Going Forward: Despite the lack of formal documentation requirements in Namibia, companies will need to document their transfer prices in order to rebut the tax authority’s position.
July 7 — Companies operating in Namibia need to demonstrate that they have developed a sound transfer pricing policy in accordance with the arm’s-length principle by documenting the policies and procedures as the country’s tax authority tightens compliance with its transfer pricing rules.
Nelson Lucas of PwC in Windhoek told Bloomberg BNA July 6 that although drafting or filing a transfer pricing report is not mandatory in the African nation, taxpayers need to ensure they have the necessary documentation in place to prove they are compliant with Namibia’s domestic laws.
Inland Revenue Department (IRD) Acting Commissioner Justus Mwafongwe hinted in June that the authority would be asking companies for their transfer pricing documents as it looks to implement the country’s transfer pricing regulations.
This has now become a high priority for the IRD as it has identified transfer pricing as a key focus area in line with global market trends. However, despite the fact that the regulations have been in place since May 14, 2005, no formal transfer pricing audit has been established by the IRD and the rules have not been actively enforced since their introduction, Lucas said.
As with most African countries trying to put in place transfer pricing regulations, Namibia is facing human resource problems including a lack of skills, knowledge and experience, and that is hindering successful implementation. To address these shortcomings, the IRD has announced it will create a specialist transfer pricing unit within the recently established LTO (Large Taxpayers’ Office) and already have sent staff on training, Lucas said.
Anita Peukef, commercial manager of the LTO, told Bloomberg BNA that the department is “in the process of getting staff trained,” though this seems to have taken significantly longer than anticipated.
No Position on ‘Single Market Price.’
Following controversy in some African countries over the use of a single market price to calculate transfer pricing, Namibia has not yet stated its position on the point in contention, Lucas said.
Kenya’s tax authority had attempted to curb multinational companies’ tax avoidance through proposed transfer pricing regulations mandating the use of the “single market price.” However, stakeholders have opposed the proposal and instead suggested that the authorities should consider the use of “many prices,” or a range of results, the approach practiced in Organization for Economic Cooperation and Development countries.(24 Transfer Pricing Report 23, 5/14/15).
Due to a lack of auditing by the IRD, there has been no set practice implied or suggested by the authority for computing prices in Namibia, Lucas said.
According to Lucas, the 2005 regulations state that “cross-border transactions between connected persons should be at arm’s length.” However, should this not be the case, the finance minister may, in determining the taxable income of either the purchaser or supplier for the transaction, adjust the consideration for the international transaction to reflect an arm’s-length price for goods or services.

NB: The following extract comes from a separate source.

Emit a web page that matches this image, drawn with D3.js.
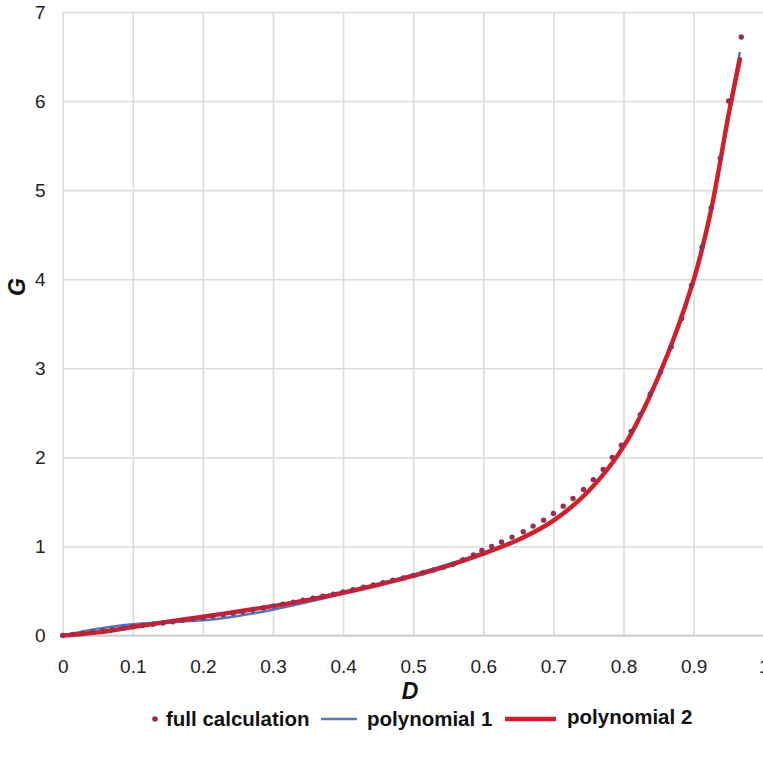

Furthermore, the rules allow the tax authority to charge a 200 percent levy on any amount underpaid for tax purposes, with interest being charged on the unpaid amounts at 20 percent per year, Lucas said.
Demonstrating Compliance
He added that Practice Note 2/2006, which has applied since Sept. 5, 2006, “also focuses on the regulatory requirements in terms of the taxpayer needing to prepare and keep documents as evidence that their cross-border transactions took place at arm’s length.”
Companies need to demonstrate that they have developed a sound transfer pricing policy in terms of which prices are determined in accordance with the arm’s-length principle by documenting the policies and procedures for determining those prices, Lucas said.
“A taxpayer is required to be in possession of transfer pricing documentation. If the minister, as a result of an examination, substitutes an alternative arm’s-length amount for the one adopted by the taxpayer, the lack of adequate documentation will make it difficult for the taxpayer to rebut that substitution, either directly to the minister or in the courts,” Lucas said.